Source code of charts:
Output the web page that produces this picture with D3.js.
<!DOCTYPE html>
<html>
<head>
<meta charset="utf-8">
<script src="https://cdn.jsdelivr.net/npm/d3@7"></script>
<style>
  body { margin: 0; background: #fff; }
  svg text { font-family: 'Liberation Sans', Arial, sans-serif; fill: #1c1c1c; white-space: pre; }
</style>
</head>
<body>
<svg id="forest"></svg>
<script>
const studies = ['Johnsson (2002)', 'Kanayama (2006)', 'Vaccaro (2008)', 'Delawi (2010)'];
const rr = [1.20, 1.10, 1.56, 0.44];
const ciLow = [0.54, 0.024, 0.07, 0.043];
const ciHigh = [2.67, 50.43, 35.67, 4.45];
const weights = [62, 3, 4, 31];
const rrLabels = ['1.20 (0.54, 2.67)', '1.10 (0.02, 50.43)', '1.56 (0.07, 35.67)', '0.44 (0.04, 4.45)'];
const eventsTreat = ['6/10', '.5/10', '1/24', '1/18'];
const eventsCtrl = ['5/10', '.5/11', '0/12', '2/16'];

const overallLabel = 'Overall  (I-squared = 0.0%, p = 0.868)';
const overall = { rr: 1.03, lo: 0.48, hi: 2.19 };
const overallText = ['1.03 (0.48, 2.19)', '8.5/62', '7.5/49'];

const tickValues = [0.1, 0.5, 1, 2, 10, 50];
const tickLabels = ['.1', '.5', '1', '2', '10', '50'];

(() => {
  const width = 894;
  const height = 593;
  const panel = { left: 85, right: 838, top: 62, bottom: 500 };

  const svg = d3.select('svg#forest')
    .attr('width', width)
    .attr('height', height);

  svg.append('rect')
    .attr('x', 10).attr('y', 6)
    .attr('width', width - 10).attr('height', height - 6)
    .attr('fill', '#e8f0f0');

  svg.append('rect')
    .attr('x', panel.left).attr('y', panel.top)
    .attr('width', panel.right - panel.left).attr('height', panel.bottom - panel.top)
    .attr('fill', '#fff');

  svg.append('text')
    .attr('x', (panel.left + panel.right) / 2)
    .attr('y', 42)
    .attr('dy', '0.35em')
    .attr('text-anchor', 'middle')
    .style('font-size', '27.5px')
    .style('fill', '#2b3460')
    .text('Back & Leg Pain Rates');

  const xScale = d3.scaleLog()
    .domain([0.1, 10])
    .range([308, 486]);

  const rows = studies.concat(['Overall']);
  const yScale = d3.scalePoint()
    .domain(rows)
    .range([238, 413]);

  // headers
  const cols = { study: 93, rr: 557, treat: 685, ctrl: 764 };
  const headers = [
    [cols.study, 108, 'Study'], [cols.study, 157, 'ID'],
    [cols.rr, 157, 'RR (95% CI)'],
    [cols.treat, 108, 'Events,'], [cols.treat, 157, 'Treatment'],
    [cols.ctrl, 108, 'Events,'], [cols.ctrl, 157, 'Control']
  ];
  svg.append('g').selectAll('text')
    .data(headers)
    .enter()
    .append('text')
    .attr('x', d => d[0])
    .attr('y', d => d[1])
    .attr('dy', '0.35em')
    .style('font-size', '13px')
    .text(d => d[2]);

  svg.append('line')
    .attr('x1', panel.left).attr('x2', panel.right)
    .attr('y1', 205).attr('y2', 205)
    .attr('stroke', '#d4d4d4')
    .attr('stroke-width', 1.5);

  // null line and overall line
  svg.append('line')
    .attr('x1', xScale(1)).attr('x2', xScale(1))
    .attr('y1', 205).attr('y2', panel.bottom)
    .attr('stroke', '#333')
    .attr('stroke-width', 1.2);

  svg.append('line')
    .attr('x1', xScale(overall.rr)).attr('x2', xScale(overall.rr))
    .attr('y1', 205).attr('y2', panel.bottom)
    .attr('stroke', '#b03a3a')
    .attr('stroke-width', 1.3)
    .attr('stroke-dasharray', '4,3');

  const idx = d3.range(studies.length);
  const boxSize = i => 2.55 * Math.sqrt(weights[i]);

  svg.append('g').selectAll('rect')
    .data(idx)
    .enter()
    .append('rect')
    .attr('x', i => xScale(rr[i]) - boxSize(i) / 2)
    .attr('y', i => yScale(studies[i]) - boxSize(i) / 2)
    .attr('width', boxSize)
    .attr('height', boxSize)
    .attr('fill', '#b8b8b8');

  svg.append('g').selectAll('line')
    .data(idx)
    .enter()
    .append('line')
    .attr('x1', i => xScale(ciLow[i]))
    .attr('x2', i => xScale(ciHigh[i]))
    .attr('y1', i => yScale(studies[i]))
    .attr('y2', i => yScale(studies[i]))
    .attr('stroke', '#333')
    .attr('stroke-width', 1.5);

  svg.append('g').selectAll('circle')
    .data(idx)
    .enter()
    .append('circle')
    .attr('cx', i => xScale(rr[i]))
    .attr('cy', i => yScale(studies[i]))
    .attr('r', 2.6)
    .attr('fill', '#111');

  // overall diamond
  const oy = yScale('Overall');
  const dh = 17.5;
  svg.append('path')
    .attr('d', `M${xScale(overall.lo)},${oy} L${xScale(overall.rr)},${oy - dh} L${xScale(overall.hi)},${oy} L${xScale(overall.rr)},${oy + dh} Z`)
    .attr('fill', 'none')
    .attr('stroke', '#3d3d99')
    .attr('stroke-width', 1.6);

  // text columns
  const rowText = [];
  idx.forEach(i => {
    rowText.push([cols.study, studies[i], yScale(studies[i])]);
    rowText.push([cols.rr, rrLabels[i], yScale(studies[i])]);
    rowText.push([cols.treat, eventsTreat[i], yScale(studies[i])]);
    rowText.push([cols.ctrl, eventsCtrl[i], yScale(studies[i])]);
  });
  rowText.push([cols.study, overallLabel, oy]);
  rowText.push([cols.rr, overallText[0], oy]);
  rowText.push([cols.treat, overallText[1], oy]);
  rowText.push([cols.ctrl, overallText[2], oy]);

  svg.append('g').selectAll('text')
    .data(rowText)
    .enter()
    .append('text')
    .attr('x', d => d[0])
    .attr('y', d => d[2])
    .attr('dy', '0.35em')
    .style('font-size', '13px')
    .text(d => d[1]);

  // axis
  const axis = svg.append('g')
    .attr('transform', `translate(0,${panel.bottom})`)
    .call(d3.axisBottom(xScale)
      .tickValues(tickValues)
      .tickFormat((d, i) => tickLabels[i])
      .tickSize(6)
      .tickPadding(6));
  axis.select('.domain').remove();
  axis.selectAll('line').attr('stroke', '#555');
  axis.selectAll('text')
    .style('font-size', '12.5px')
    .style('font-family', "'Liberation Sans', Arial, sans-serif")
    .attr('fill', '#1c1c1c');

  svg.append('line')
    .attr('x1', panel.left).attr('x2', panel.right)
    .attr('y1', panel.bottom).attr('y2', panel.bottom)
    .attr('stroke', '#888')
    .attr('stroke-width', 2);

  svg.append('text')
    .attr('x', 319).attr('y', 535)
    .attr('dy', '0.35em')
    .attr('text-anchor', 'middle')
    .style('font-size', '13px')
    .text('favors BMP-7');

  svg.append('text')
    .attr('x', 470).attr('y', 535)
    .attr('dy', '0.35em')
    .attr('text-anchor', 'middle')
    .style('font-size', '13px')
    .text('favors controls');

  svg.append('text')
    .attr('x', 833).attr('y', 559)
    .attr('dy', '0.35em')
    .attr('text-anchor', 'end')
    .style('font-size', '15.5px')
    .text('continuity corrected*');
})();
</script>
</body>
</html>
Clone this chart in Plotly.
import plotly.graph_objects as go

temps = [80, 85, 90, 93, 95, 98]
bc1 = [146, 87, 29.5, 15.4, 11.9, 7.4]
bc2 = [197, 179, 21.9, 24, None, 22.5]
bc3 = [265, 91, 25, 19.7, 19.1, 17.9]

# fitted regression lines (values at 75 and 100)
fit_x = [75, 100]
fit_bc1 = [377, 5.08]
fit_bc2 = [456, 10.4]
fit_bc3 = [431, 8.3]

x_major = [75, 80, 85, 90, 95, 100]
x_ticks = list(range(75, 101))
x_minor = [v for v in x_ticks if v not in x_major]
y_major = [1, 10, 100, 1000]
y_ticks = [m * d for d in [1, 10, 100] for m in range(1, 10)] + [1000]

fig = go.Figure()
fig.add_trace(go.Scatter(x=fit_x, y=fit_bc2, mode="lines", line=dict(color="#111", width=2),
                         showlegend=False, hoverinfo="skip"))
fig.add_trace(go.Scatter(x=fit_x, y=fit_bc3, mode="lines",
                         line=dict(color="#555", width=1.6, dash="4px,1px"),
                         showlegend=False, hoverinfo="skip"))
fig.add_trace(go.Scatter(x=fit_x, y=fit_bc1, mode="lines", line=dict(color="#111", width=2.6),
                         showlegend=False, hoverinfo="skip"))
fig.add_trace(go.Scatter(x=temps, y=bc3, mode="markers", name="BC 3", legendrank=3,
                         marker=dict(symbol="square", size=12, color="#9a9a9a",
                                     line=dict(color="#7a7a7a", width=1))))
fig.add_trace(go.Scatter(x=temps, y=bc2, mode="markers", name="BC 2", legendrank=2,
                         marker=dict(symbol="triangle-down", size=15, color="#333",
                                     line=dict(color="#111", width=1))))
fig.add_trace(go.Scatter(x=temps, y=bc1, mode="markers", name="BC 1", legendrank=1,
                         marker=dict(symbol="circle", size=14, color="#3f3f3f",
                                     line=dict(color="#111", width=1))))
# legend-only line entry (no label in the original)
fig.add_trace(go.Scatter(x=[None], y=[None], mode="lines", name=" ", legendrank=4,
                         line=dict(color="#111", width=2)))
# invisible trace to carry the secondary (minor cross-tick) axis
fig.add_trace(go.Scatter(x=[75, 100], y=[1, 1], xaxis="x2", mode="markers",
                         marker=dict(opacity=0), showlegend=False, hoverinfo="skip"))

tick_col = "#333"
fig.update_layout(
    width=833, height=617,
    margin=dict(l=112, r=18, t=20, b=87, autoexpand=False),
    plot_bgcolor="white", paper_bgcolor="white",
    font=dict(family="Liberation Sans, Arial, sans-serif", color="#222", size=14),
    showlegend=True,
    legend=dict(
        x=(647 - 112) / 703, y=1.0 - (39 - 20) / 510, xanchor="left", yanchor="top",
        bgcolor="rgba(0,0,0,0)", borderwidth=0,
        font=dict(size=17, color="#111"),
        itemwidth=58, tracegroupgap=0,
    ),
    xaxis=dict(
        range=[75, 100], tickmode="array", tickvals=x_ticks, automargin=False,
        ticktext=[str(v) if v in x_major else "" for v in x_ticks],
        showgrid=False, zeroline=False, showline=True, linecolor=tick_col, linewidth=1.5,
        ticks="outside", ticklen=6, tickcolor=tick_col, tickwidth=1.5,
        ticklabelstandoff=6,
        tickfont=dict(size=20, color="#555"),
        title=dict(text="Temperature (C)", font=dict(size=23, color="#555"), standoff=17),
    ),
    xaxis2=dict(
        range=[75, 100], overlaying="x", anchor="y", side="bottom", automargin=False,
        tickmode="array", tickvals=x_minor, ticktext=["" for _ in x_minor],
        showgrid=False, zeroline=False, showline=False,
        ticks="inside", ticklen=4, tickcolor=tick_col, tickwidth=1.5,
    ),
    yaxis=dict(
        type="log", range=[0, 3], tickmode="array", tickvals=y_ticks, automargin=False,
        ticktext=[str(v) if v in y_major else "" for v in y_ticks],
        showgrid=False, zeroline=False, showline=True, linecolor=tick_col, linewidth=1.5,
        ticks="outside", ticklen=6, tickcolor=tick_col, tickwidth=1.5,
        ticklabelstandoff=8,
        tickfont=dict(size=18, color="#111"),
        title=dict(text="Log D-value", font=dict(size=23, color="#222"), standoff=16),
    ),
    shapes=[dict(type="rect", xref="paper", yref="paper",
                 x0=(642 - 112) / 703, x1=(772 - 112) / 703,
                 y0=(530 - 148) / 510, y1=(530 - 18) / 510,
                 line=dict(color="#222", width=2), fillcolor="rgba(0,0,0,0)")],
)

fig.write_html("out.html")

(Work to be completed):
Quote word for word every line from the one that has "Clone this chart in Plotly." through the one that has "y_ticks = [m".

(Correct answer):
Clone this chart in Plotly.
import plotly.graph_objects as go

temps = [80, 85, 90, 93, 95, 98]
bc1 = [146, 87, 29.5, 15.4, 11.9, 7.4]
bc2 = [197, 179, 21.9, 24, None, 22.5]
bc3 = [265, 91, 25, 19.7, 19.1, 17.9]

# fitted regression lines (values at 75 and 100)
fit_x = [75, 100]
fit_bc1 = [377, 5.08]
fit_bc2 = [456, 10.4]
fit_bc3 = [431, 8.3]

x_major = [75, 80, 85, 90, 95, 100]
x_ticks = list(range(75, 101))
x_minor = [v for v in x_ticks if v not in x_major]
y_major = [1, 10, 100, 1000]
y_ticks = [m * d for d in [1, 10, 100] for m in range(1, 10)] + [1000]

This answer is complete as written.